If at table articles are passed around by the people seated, then thoughtfulness in seeing that others are served with what they wish is necessary. Serving one's self without passing the dish shows selfishness. If it is necessary to ask to have something passed to you, do not address your request to the table in general, but to the one who is nearest the dish. Then the others are not unnecessarily troubled to discover who can pass it. At most formal dinners, however, guests are relieved of all passing by a waitress or butler, and then to pass a dish implies a reflection on the service.
During the meal one should sit erect, alertly attending to what is going on. Lolling or leaning back in the chair implies one is fatigued or bored. Elbows off the table is a good rule. Most of our movements are habits and the only way to acquire table manners is by constant practice. We cannot be careless every day and then expect to go through a formal occasion without a slip. We shall find ourselves automatically doing the thing we intended to avoid.

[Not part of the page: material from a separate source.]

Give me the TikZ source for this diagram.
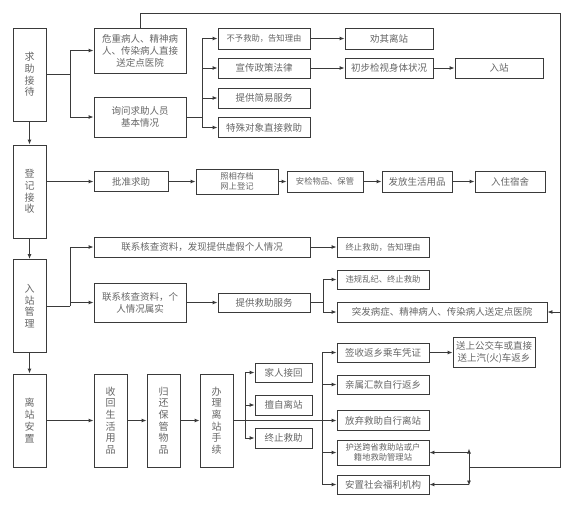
\documentclass[tikz,border=0pt]{standalone}
\usepackage{fontspec}
\setmainfont{Noto Sans CJK SC}
\usetikzlibrary{arrows.meta,calc,positioning}
\definecolor{LineGray}{HTML}{3A3A3A}
\definecolor{TextGray}{HTML}{666666}

\begin{document}
\begin{tikzpicture}[x=1pt,y=-1pt,
    box/.style={draw=LineGray,line width=.9pt,inner sep=1pt,align=center,text=TextGray,
                minimum width=92pt,minimum height=20pt,font=\fontsize{9.5}{12}\selectfont},
    small/.style={font=\fontsize{8.3}{10.5}\selectfont},
    stage/.style={box,minimum width=33pt,minimum height=93pt,font=\fontsize{10}{11.7}\selectfont},
    arr/.style={-{Latex[length=5pt,width=4pt]},line width=.9pt,LineGray},
    line/.style={line width=.9pt,LineGray}]
  \useasboundingbox (0,0) rectangle (573,507);
  % stages
  \node[stage] (s1) at (29.5,74.5) {求\\助\\接\\待};
  \node[stage] (s2) at (29.5,191.5) {登\\记\\接\\收};
  \node[stage] (s3) at (29.5,306) {入\\站\\管\\理};
  \node[stage] (s4) at (29.5,420.5) {离\\站\\安\\置};
  \foreach \a/\b in {s1/s2,s2/s3,s3/s4}{\draw[arr] (\a.south) -- (\b.north);}
  % reception
  \node[box,minimum height=45pt] (a1) at (140,50.5) {危重病人、精神病\\人、传染病人直接\\送定点医院};
  \node[box,minimum height=40pt] (a2) at (140,117) {询问求助人员\\基本情况};
  \node[box,small,minimum height=21pt] (b1) at (264,38.5) {不予救助，告知理由};
  \node[box] (b2) at (264,68) {宣传政策法律};
  \node[box] (b3) at (264,98) {提供简易服务};
  \node[box] (b4) at (264,127.5) {特殊对象直接救助};
  \node[box,minimum width=88pt,minimum height=21pt] (c1) at (389,38.5) {劝其离站};
  \node[box,minimum width=88pt] (c2) at (389,68) {初步检视身体状况};
  \node[box,minimum width=88pt] (c3) at (499,68) {入站};
  \coordinate (j1) at (70,0);
  \coordinate (j2) at (202,0);
  \draw[line] (s1.east) -- (s1.east -| j1);
  \foreach \n in {a1,a2}{\draw[arr] (s1.east -| j1) |- (\n.west);}
  \draw[line] (a2.east) -- (a2.east -| j2);
  \foreach \n in {b1,b2,b3,b4}{\draw[arr] (a2.east -| j2) |- (\n.west);}
  \draw[arr] (b1.east) -- (c1.west);
  \draw[arr] (b2.east) -- (c2.west);
  \draw[arr] (c2.east) -- (c3.west);
  % registration
  \node[box,minimum width=74pt] (d1) at (131,181.5) {批准求助};
  \node[box,small,minimum width=82pt,minimum height=25pt] (d2) at (237,181.5) {照相存档\\网上登记};
  \node[box,small,minimum width=76pt,minimum height=21pt] (d3) at (325,181.5) {安检物品、保管};
  \node[box,minimum width=70pt,minimum height=21pt] (d4) at (417,181.5) {发放生活用品};
  \node[box,minimum width=70pt,minimum height=21pt] (d5) at (510,181.5) {入住宿舍};
  \draw[arr] (s2.east |- d1.west) -- (d1.west);
  \foreach \a/\b in {d1/d2,d2/d3,d3/d4,d4/d5}{\draw[arr] (\a.east) -- (\b.west);}
  % station management
  \node[box,minimum width=216pt] (e1) at (202,247) {联系核查资料，发现提供虚假个人情况};
  \node[box,small] (e2) at (383,247) {终止救助，告知理由};
  \node[box,minimum height=39pt] (f1) at (140,302.5) {联系核查资料，个\\人情况属实};
  \node[box,minimum height=19pt] (f2) at (264,302.5) {提供救助服务};
  \node[box,small,minimum height=19pt] (g1) at (383,279.5) {违规乱纪、终止救助};
  \node[box,minimum width=210pt] (g2) at (442,312) {突发病症、精神病人、传染病人送定点医院};
  \coordinate (j3) at (70,0);
  \coordinate (j4) at (323,0);
  \draw[line] (s3.east) -- (s3.east -| j3);
  \foreach \n in {e1,f1}{\draw[arr] (s3.east -| j3) |- (\n.west);}
  \draw[arr] (e1.east) -- (e2.west);
  \draw[arr] (f1.east) -- (f2.west);
  \draw[line] (f2.east) -- (f2.east -| j4);
  \foreach \n in {g1,g2}{\draw[arr] (f2.east -| j4) |- (\n.west);}
  % departure
  \node[stage] (h1) at (110.5,420.5) {收\\回\\生\\活\\用\\品};
  \node[stage] (h2) at (163.5,420.5) {归\\还\\保\\管\\物\\品};
  \node[stage] (h3) at (216.5,420.5) {办\\理\\离\\站\\手\\续};
  \node[box,minimum width=57pt,minimum height=19pt] (i1) at (283.5,372.5) {家人接回};
  \node[box,minimum width=57pt] (i2) at (283.5,405) {擅自离站};
  \node[box,minimum width=57pt] (i3) at (283.5,438) {终止救助};
  \node[box,minimum height=19pt] (m1) at (383,352.5) {签收返乡乘车凭证};
  \node[box,minimum height=19pt] (m2) at (383,384.5) {亲属汇款自行返乡};
  \node[box] (m3) at (383,420.5) {放弃救助自行离站};
  \node[box,small,minimum height=25pt] (m4) at (383,452.5) {护送跨省救助站或户\\籍地救助管理站};
  \node[box,minimum height=19pt] (m5) at (383,484.5) {安置社会福利机构};
  \node[box,minimum width=82pt,minimum height=30pt] (n1) at (494,352.5) {送上公交车或直接\\送上汽(火)车返乡};
  \foreach \a/\b in {s4/h1,h1/h2,h2/h3}{\draw[arr] (\a.east) -- (\b.west);}
  \coordinate (j5) at (245,0);
  \coordinate (j6) at (322,0);
  \foreach \n in {i1,i2,i3}{\draw[arr] (h3.east -| j5) |- (\n.west);}
  \draw[arr] (h3.east) -- (m3.west);
  \draw[line] (j6 |- m1.west) -- (j6 |- m5.west);
  \foreach \n in {m1,m2,m4,m5}{\draw[arr] (j6 |- \n.west) -- (\n.west);}
  \draw[arr] (m1.east) -- (n1.west);
  % hospital loop
  \coordinate (rail) at (560,13);
  \coordinate (railend) at (469,467);
  \draw[line] (a1.north) |- (rail) -- (rail |- railend) -- (railend);
  \draw[arr] (rail |- g2.east) -- (g2.east);
  \draw[arr] (railend) -- ($(railend |- m4.east)+(0,-4)$);
  \draw[arr] (railend) -- ($(railend |- m5.east)+(0,1)$);
  \draw[arr] (railend |- m4.east) -- (m4.east);
  \draw[arr] (railend |- m5.east) -- (m5.east);
\end{tikzpicture}
\end{document}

Remarks on the food are usually considered in bad taste. It should be taken for granted that it will be delicious, and appreciation can be shown in other ways than in words. Unpleasant and too intimate topics of conversation should be avoided. At a small table the conversation is usually general, at a larger party where a general conversation can hardly be heard, conversation alternately with those immediately around is the rule.
The handkerchief should not be in evidence at table and, if possible, should not be used. Picking the teeth or putting the fingers in the mouth, touching the hair, or even the face, should all be avoided.
The hostess knows when the meal is concluded, and so she is the one to give the signal for leaving the table. At some dinners the ladies go first, leaving the men to smoke. Everyone rises, however, while the ladies pass out. If one is not to be present at the next meal at the same place, it is not necessary to fold the napkin. It should be placed on the table as compactly as possible and not spread out, so that it is in danger of coming into contact with soiled dishes. If the napkin is folded, this should not be done on the table.
A dinner invitation necessitates a call afterward as an acknowledgment of the courtesy.
1. What points must be taken into consideration in determining the character of the breakfast to be served to a given family?
2. List as many points as possible that seem to you necessary to make breakfast a comfortable meal.